AURORA, Colo. — The flu is now widespread, and doctors say it's hitting children particularly hard nationwide.
This season, the Centers for Disease Control and Prevention (CDC) reports 105 children have died from the flu across the country. That's worse than it's been in a decade, according to the CDC. Several of those deaths happened in Colorado.
"I think the flu has been a particularly bad year this year," said Dr. Chris Nyquist, medical director of infection prevention and control at Children's Hospital Colorado. "We have many kids ending up in our intensive care units. And we are regularly seeing influenza coming through our urgent care and our emergency department."
In Colorado, 2,430 people have been hospitalized for the flu this season, according to the Colorado Department of Public Health and Environment (CDPHE). With several months left in this flu season, CDPHE said three Colorado kids have already died from the illness. That's the same number of pediatric deaths as all of last flu season.
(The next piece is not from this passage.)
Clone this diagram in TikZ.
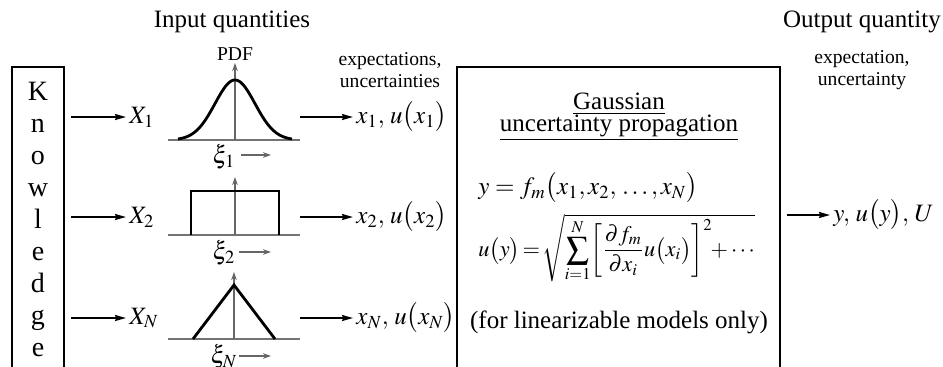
\documentclass[tikz,border=0pt]{standalone}
\usepackage{mathptmx}
\usepackage{fontspec}
\setmainfont{Liberation Serif}
\usetikzlibrary{arrows.meta}
\tikzset{
  box/.style={draw, line width=1pt, inner sep=0pt, outer sep=0pt},
  big/.style={font=\fontsize{12.5}{15}\selectfont, inner sep=0pt},
  letter/.style={font=\fontsize{14}{16}\selectfont, inner sep=0pt},
  small/.style={font=\fontsize{9.8}{11}\selectfont, inner sep=0pt},
  mathn/.style={font=\fontsize{12.5}{15}\selectfont, inner sep=1.5pt},
  eqn/.style={font=\fontsize{11.2}{13}\selectfont, inner sep=1pt},
  arr/.style={-{Stealth[length=5.5pt,width=3pt,inset=0.6pt]}, line width=0.9pt},
  garr/.style={-{Stealth[length=4pt,width=2.8pt]}, line width=0.7pt, draw=black!60},
  axisl/.style={-{Stealth[length=4pt,width=2.8pt]}, line width=0.6pt, draw=black!60},
  baseln/.style={line width=1pt, draw=black!55},
  curve/.style={line width=1.4pt, line join=miter}
}
\begin{document}
\begin{tikzpicture}[x=0.5pt,y=-0.5pt]
\useasboundingbox (0,0) rectangle (943,366);
\clip (0,0) rectangle (943,366);

% Knowledge box
\node[box, minimum width=26pt, minimum height=156.5pt] (know) at (38,223.5) {};
\foreach \l [count=\i from 0] in {K,n,o,w,l,e,d,g,e}
  \node[letter, anchor=base] (k\i) at (38,{100.6+32*\i}) {\l};

% headings
\node[big] (inq) at (232,22) {Input quantities};
\node[small, align=center] (iexp) at (390,70) {expectations,\\uncertainties};
\node[big] (outq) at (862,22) {Output quantity};
\node[small, align=center] (oexp) at (862,70) {expectation,\\uncertainty};

% input quantities
\node[mathn, anchor=west] (X1) at (126,117) {$X_1$};
\node[mathn, anchor=west] (X2) at (126,217) {$X_2$};
\node[mathn, anchor=west] (XN) at (126,318) {$X_N$};
\draw[arr, shorten <=3.5pt] (know.east |- X1.west) -- (X1.west);
\draw[arr, shorten <=3.5pt] (know.east |- X2.west) -- (X2.west);
\draw[arr, shorten <=3.5pt] (know.east |- XN.west) -- (XN.west);

% Gaussian PDF
\draw[baseln] (168,140) -- (300,140);
\draw[axisl] (235,140) -- (235,63);
\node[small] (pdf) at (235,54) {PDF};
\draw[curve] plot[domain=178:292,samples=90] (\x,{140-60*exp(-((\x-235)^2)/800)});
\node[mathn] (xi1) at (224,157) {$\xi_1$};
\draw[garr] (241,155) -- (271,155);

% rectangular PDF
\draw[baseln] (168,235) -- (300,235);
\draw[axisl] (235,235) -- (235,177);
\draw[curve] (191,235) -- (191,191) -- (279,191) -- (279,235);
\node[mathn] (xi2) at (224,253) {$\xi_2$};
\draw[garr] (239,252) -- (271,252);

% triangular PDF
\draw[baseln] (168,339) -- (300,339);
\draw[axisl] (234,339) -- (234,272);
\draw[curve] (193,339) -- (234,285) -- (275,339);
\node[mathn] (xiN) at (224,357) {$\xi_N$};
\draw[garr] (239,356) -- (271,356);

% outputs of inputs
\coordinate (o1) at (300,117);
\coordinate (o2) at (300,217);
\coordinate (oN) at (300,318);
\node[mathn, anchor=west] (x1) at (353,117) {$x_1,\, u\bigl(x_1\bigr)$};
\node[mathn, anchor=west] (x2) at (353,217) {$x_2,\, u\bigl(x_2\bigr)$};
\node[mathn, anchor=west] (xN) at (353,318) {$x_N,\, u\bigl(x_N\bigr)$};
\draw[arr] (o1) -- (x1.west);
\draw[arr] (o2) -- (x2.west);
\draw[arr] (oN) -- (xN.west);

% Gaussian propagation box
\node[box, minimum width=161.5pt, minimum height=156.5pt] (gbox) at (618.5,223.5) {};
\node[big] (gt1) at (619,104) {\underline{Gaussian}};
\node[big] (gt2) at (619,128) {\underline{uncertainty propagation}};
\node[mathn, anchor=west] (eq1) at (475,188) {$y = f_m\bigl(x_1, x_2,\, \ldots, x_N\bigr)$};
\node[eqn, anchor=west] (eq2) at (476,248) {$\displaystyle u\bigl(y\bigr)\mkern-2mu=\mkern-2mu\sqrt{\sum_{i=1}^{N}\mkern-2mu\left[\frac{\partial f_m}{\partial x_i}u\bigl(x_i\bigr)\right]^2\mkern-4mu+\cdots}$};
\node[big] (lin) at (619,322) {(for linearizable models only)};

% output
\node[mathn, anchor=west] (yo) at (830,215) {$y,\, u\bigl(y\bigr),\, U$};
\draw[arr, shorten <=3.5pt] (gbox.east |- yo.west) -- (yo.west);
\end{tikzpicture}
\end{document}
Children don't always show the common, feeling like you were hit by a truck, flu symptoms that adults show.
"Each person has a little bit of a different way of showing they have influenza," Nyquist said. "We know that smaller children might have a fever and not feeding. toddlers might actually have things that make it look like a stomach virus."
The bottom line, she said, is that it's never too late to get vaccinated. New research from the CDC shows the flu vaccine is 55% effective in children and 45% overall.
"For kids under six months of age, they're not able to get the vaccine and so what's really important is to vaccinate all the children, adults, grandparents around that child to protect them," Nyquist said.
Just as important as the vaccine is washing hands, according to Nyquist. Keep yourselves and your kids clean, and avoid being around people with symptoms.
The state does not release numbers on adult flu deaths. Officials have said there have been 43 flu outbreaks in long-term care facilities like nursing homes. State health officials tell us that number is about normal.